I know, you will sin. Nobody's perfect. But you are commanded to aim for perfection, and then receive mercy when you fall short. Not to do the best you can and demand grace to cover your shortcomings. If the best you can is apart from God daily presence in your life, as you deny yourself and strive to become like Jesus ? then it's not the best you can do.
1. Practice humility so that you are in proper relationship to God and your body.
2. Practice spiritual habits that empower you with God's grace to train your body.
Conclusion:
Loving God with all your strength prepares you for eternity.
This process on earth will one day be completed by God and we will be perfect. That's what heaven is.
I have told you this many times before, and now I repeat it with tears: there are many whose lives make them enemies of Christ's death on the cross. They are going to end up in hell, because their god is their bodily desires. They are proud of what they should be ashamed of, and they think only of things that belong to this world. We, however, are citizens of heaven, and we eagerly wait for our Savior, the Lord Jesus Christ, to come from heaven. He will change our weak mortal bodies and make them like his own glorious body, using that power by which he is able to bring all things under his rule. Philip. 3:18-21 (TEV)
Are you a citizen of heaven? Acting like a citizen of heaven? Or is God speaking to yu today, calling you out of a spiritual slumber?
(ill) The man huddled on the cabin floor was slowly freezing to death. It was high in the Rockies in southwestern Alberta, and outside a blizzard raged. John Elliott had logged miles that day through the deep snows of the mountain passes. As he checked for avalanches and as dusk and exhaustion overcame him he had decided to "hole-up." He made it wearily to his cabin but somewhat dazed with fatigue, he did not light a fire or remove his wet clothing. As the blizzard blasted through the cracks in the old cabin walls, the sleeping forest ranger sank into oblivion, paralyzed by the pleasure of the storm's icy caress. Suddenly, however, his dog sprang into action, and with unrelenting whines, finally managed to rouse his near-comatose friend. The dog was John's constant companion, a St. Bernard, one of a long line of dogs famous for their heroics in times of crisis. "If that dog hadn't been with me, I'd be dead today," John Elliott says. "When you're freezing to death you actually feel warm all over, and don't wake up because it feels too good."

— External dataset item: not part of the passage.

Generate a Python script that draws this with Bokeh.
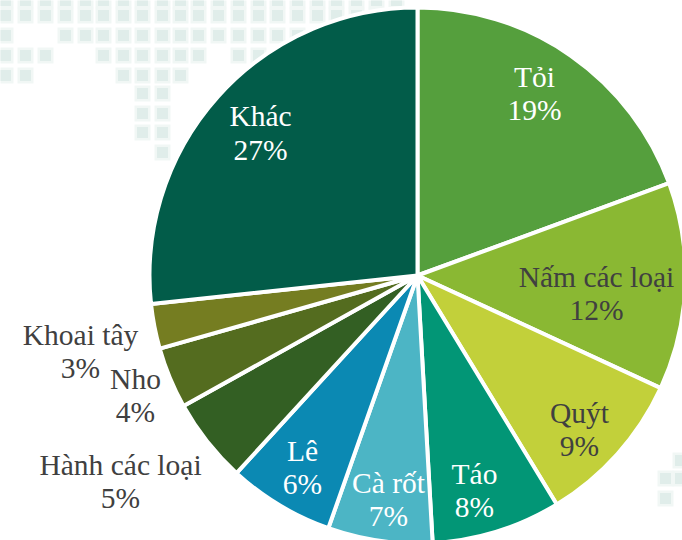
from math import pi
from bokeh.plotting import figure
from bokeh.models import Range1d, ColumnDataSource
from bokeh.core.properties import value
from bokeh.embed import file_html
from bokeh.resources import INLINE

# Chart data
names = ["Tỏi", "Nấm các loại", "Quýt", "Táo", "Cà rốt", "Lê", "Hành các loại", "Nho", "Khoai tây", "Khác"]
shares = [19.4, 12.5, 9.4, 7.8, 6.3, 6.4, 5.1, 3.7, 2.7, 26.7]
pct_labels = ["19%", "12%", "9%", "8%", "7%", "6%", "5%", "4%", "3%", "27%"]
colors = ["#559F3D", "#8AB833", "#C2D03A", "#029676", "#4CB5C5", "#0B89B3", "#335F23", "#546C1F", "#757D21", "#025C49"]
label_colors = ["#FFFFFF", "#404040", "#404040", "#FFFFFF", "#FFFFFF", "#FFFFFF", "#404040", "#404040", "#404040", "#FFFFFF"]

# Label centres, page pixels
label_x = [534, 596, 579, 474, 388, 302, 120, 135, 80, 260]
name_y = [76, 276, 412, 473, 482, 450, 464, 378, 334, 115]
pct_y = [109, 309, 445, 506, 515, 483, 497, 411, 367, 149]

# Faint map-dot background, page pixels
dot_columns = [5, 25, 45, 65, 85, 103, 123, 142, 162, 180, 198, 218, 238, 258, 277, 297, 317, 336, 356, 376, 396]
dot_rows = [
    (0, dot_columns),
    (15, dot_columns),
    (35, [5, 65, 85, 103, 123, 142, 162, 180, 198, 218, 238, 258, 277, 297]),
    (55, [5, 25, 45, 103, 123, 142, 162, 180, 198, 238, 258]),
    (75, [5, 25, 123, 142, 162, 180]),
    (93, [142, 162]),
    (113, [142, 162]),
    (132, [142, 162]),
    (152, [162]),
    (460, [680]),
    (478, [665, 680]),
    (498, [665]),
]

CX, CY, R = 417, 275, 268
W, H = 682, 540

p = figure(width=W, height=H, output_backend="svg", toolbar_location=None,
           x_range=Range1d(0 - CX, 682 - CX), y_range=Range1d(CY - 540, CY - 0),
           min_border=0, outline_line_color=None, background_fill_color="#FFFFFF")
p.axis.visible = False
p.grid.visible = False

dx, dy = [], []
for row_y, cols in dot_rows:
    for c in cols:
        dx.append(c - CX)
        dy.append(CY - row_y)
p.scatter(dx, dy, marker="square", size=16, fill_color="#F1F7F5", line_color=None)
p.scatter(dx, dy, marker="square", size=11, fill_color="#E0EDEA", line_color=None)

# Clockwise from 12 o'clock
starts, ends, acc = [], [], 0.0
total = sum(shares)
for s in shares:
    a0 = pi / 2 - acc / total * 2 * pi
    acc += s
    a1 = pi / 2 - acc / total * 2 * pi
    starts.append(a1)
    ends.append(a0)

src = ColumnDataSource(dict(start=starts, end=ends, color=colors))
p.wedge(x=0, y=0, radius=R, start_angle="start", end_angle="end", direction="anticlock",
        fill_color="color", line_color="#FFFFFF", line_width=4, source=src)

for i in range(len(names)):
    for txt, y in ((names[i], name_y[i]), (pct_labels[i], pct_y[i])):
        p.text([label_x[i] - CX], [CY - y], text=[txt], text_font=value("Liberation Serif"),
               text_font_size="29.5px", text_color=label_colors[i],
               text_align="center", text_baseline="middle")

open("out.html", "w").write(file_html(p, INLINE))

T/S: That's the spiritual condition of many people today. They are cold spiritually, and sadly are oblivious of their true condition. Thank God for all the ways in which He arouses such sleepers. He sends His messengers to nudge them awake. Sometimes the methods used to awaken them are drastic, but always for their good. Let us not imagine that because He shakes us, He therefore hates us. He awakens us from lethargy because He loves us, and wants to save us from an eternal death.